Task ▸
Your task is to retype, word for word, the lines from the start of the data through the line holding "minimum height=40pt] (pcm)". Do not include the pictures.

---*---

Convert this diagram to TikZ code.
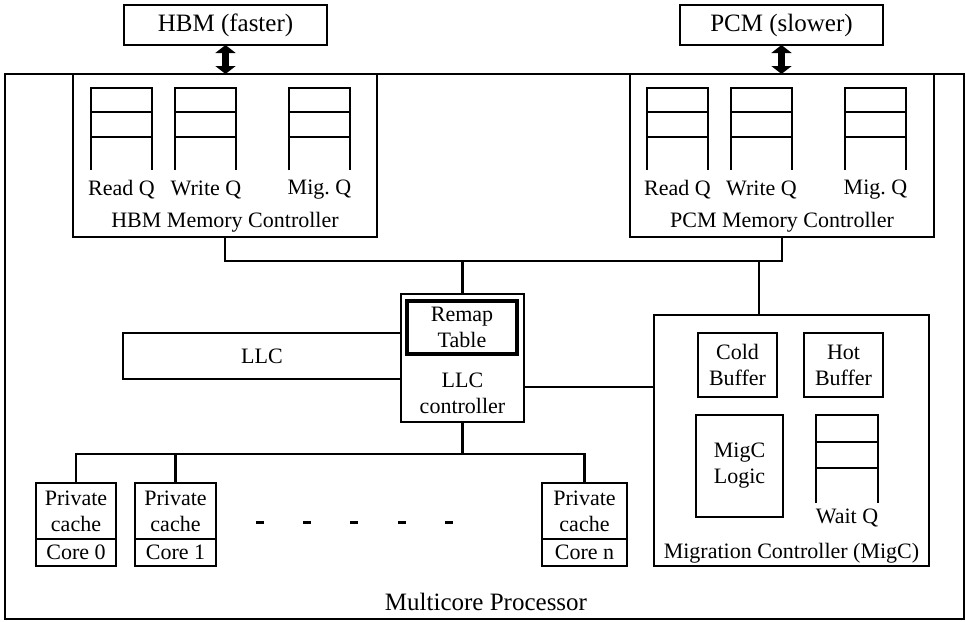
\documentclass[tikz,border=0pt]{standalone}
\usepackage{fontspec}
\setmainfont{Liberation Serif}
\usetikzlibrary{arrows.meta}
\frenchspacing
\tikzset{
  ln/.style={line width=2.8pt},
  box/.style={draw, line width=2.8pt, rectangle, inner sep=0pt, outer sep=0pt, anchor=north west,
    font=\fontsize{22}{26}\selectfont, align=center},
  txt/.style={font=\fontsize{22}{26}\selectfont, inner sep=0pt, align=center},
  bigtxt/.style={font=\fontsize{25}{29}\selectfont},
  dbl/.style={line width=7pt, {Triangle[length=8pt,width=20pt]}-{Triangle[length=8pt,width=20pt]}},
  queue/.pic={
    \draw[ln] (0,82) -- (0,0) -- (61,0) -- (61,82);
    \draw[ln] (0,24) -- (61,24) (0,49) -- (61,49);
  },
  waitqueue/.pic={
    \draw[ln] (0,88) -- (0,0) -- (62,0) -- (62,88);
    \draw[ln] (0,27) -- (62,27) (0,53) -- (62,53);
  },
}
\newcommand\corebox[4]{%
  \node[box, minimum width=#3pt, minimum height=83pt] (#1) at (#2,483) {};
  \draw[ln] (#1.west |- 0,539) -- (#1.east |- 0,539);
  \node[txt] (#1t) at (#1.north |- 0,511) {Private\\cache};
  \node[txt] (#1l) at (#1.north |- 0,552) {#4};
}
\begin{document}
\begin{tikzpicture}[x=1pt,y=-1pt]
\useasboundingbox (0,0) rectangle (966,621);
% outer processor box
\node[box, minimum width=959pt, minimum height=545pt] (outer) at (5,74) {};
\node[txt, bigtxt] (outerl) at (486,602) {Multicore Processor};

% memories
\node[box, bigtxt, minimum width=203pt, minimum height=40pt] (hbm) at (124,5) {HBM (faster)};
\node[box, bigtxt, minimum width=203pt, minimum height=40pt] (pcm) at (680,5) {PCM (slower)};

% memory controllers
\node[box, minimum width=304pt, minimum height=163pt] (hbmmc) at (73,74) {};
\node[box, minimum width=304pt, minimum height=163pt] (pcmmc) at (630,74) {};
\draw[dbl] (hbm.south) -- (hbm.south |- outer.north);
\draw[dbl] (pcm.south) -- (pcm.south |- outer.north);

\pic at (91,88) {queue};
\pic at (175,88) {queue};
\pic at (289,88) {queue};
\node[txt] (hrq) at (121.5,190) {Read Q};
\node[txt] (hwq) at (206,190) {Write Q};
\node[txt] (hmq) at (319.5,190) {Mig.\ Q};
\node[txt] (hbmmcl) at (225,222) {HBM Memory Controller};

\pic at (647,88) {queue};
\pic at (731,88) {queue};
\pic at (845,88) {queue};
\node[txt] (prq) at (677.5,190) {Read Q};
\node[txt] (pwq) at (761.5,190) {Write Q};
\node[txt] (pmq) at (875.5,190) {Mig.\ Q};
\node[txt] (pcmmcl) at (782,222) {PCM Memory Controller};

% LLC and controller
\node[box, minimum width=123pt, minimum height=128pt] (llcc) at (401,294) {};
\node[box, line width=3.6pt, minimum width=110pt, minimum height=53pt] (remap) at (407,301) {Remap\\Table};
\node[txt] (llccl) at (462.5,393) {LLC\\controller};
\node[box, minimum width=278pt, minimum height=46pt] (llc) at (123,333) {LLC};

% migration controller
\node[box, minimum width=275pt, minimum height=251pt] (migc) at (654,315) {};
\node[txt] (migcl) at (791.5,553) {Migration Controller (MigC)};
\node[box, minimum width=79pt, minimum height=64pt] (cold) at (698,333) {Cold\\Buffer};
\node[box, minimum width=79pt, minimum height=64pt] (hot) at (804,333) {Hot\\Buffer};
\node[box, minimum width=87pt, minimum height=102pt] (logic) at (696,415) {MigC\\Logic};
\pic at (816,415) {waitqueue};
\node[txt] (waitl) at (847,518) {Wait Q};

% cores
\corebox{core0}{36}{80}{Core 0}
\corebox{core1}{135}{81}{Core 1}
\corebox{coren}{542}{85}{Core n}
\foreach \x in {260,307,354,402,449} \draw[line width=3pt] (\x-4,522) -- (\x+4,522);

% connectors
\coordinate (busR) at (782,261);
\coordinate (migtop) at (759,315);
\coordinate (migin) at (654,387);
\coordinate (cbus) at (462.5,454);
\draw[ln] (hbmmc.south) |- (busR) -- (pcmmc.south);
\draw[ln] (llcc.north) -- (llcc.north |- busR);
\draw[ln] (migtop) -- (migtop |- busR);
\draw[ln] (migin) -- (migin -| llcc.east);
\draw[ln] (llcc.south) -- (cbus);
\draw[ln] (core0.north) |- (cbus) -| (coren.north);
\draw[ln] (core1.north) -- (core1.north |- cbus);
\end{tikzpicture}
\end{document}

---*---

Result ▸
Convert this diagram to TikZ code.
\documentclass[tikz,border=0pt]{standalone}
\usepackage{fontspec}
\setmainfont{Liberation Serif}
\usetikzlibrary{arrows.meta}
\frenchspacing
\tikzset{
  ln/.style={line width=2.8pt},
  box/.style={draw, line width=2.8pt, rectangle, inner sep=0pt, outer sep=0pt, anchor=north west,
    font=\fontsize{22}{26}\selectfont, align=center},
  txt/.style={font=\fontsize{22}{26}\selectfont, inner sep=0pt, align=center},
  bigtxt/.style={font=\fontsize{25}{29}\selectfont},
  dbl/.style={line width=7pt, {Triangle[length=8pt,width=20pt]}-{Triangle[length=8pt,width=20pt]}},
  queue/.pic={
    \draw[ln] (0,82) -- (0,0) -- (61,0) -- (61,82);
    \draw[ln] (0,24) -- (61,24) (0,49) -- (61,49);
  },
  waitqueue/.pic={
    \draw[ln] (0,88) -- (0,0) -- (62,0) -- (62,88);
    \draw[ln] (0,27) -- (62,27) (0,53) -- (62,53);
  },
}
\newcommand\corebox[4]{%
  \node[box, minimum width=#3pt, minimum height=83pt] (#1) at (#2,483) {};
  \draw[ln] (#1.west |- 0,539) -- (#1.east |- 0,539);
  \node[txt] (#1t) at (#1.north |- 0,511) {Private\\cache};
  \node[txt] (#1l) at (#1.north |- 0,552) {#4};
}
\begin{document}
\begin{tikzpicture}[x=1pt,y=-1pt]
\useasboundingbox (0,0) rectangle (966,621);
% outer processor box
\node[box, minimum width=959pt, minimum height=545pt] (outer) at (5,74) {};
\node[txt, bigtxt] (outerl) at (486,602) {Multicore Processor};

% memories
\node[box, bigtxt, minimum width=203pt, minimum height=40pt] (hbm) at (124,5) {HBM (faster)};
\node[box, bigtxt, minimum width=203pt, minimum height=40pt] (pcm) at (680,5) {PCM (slower)};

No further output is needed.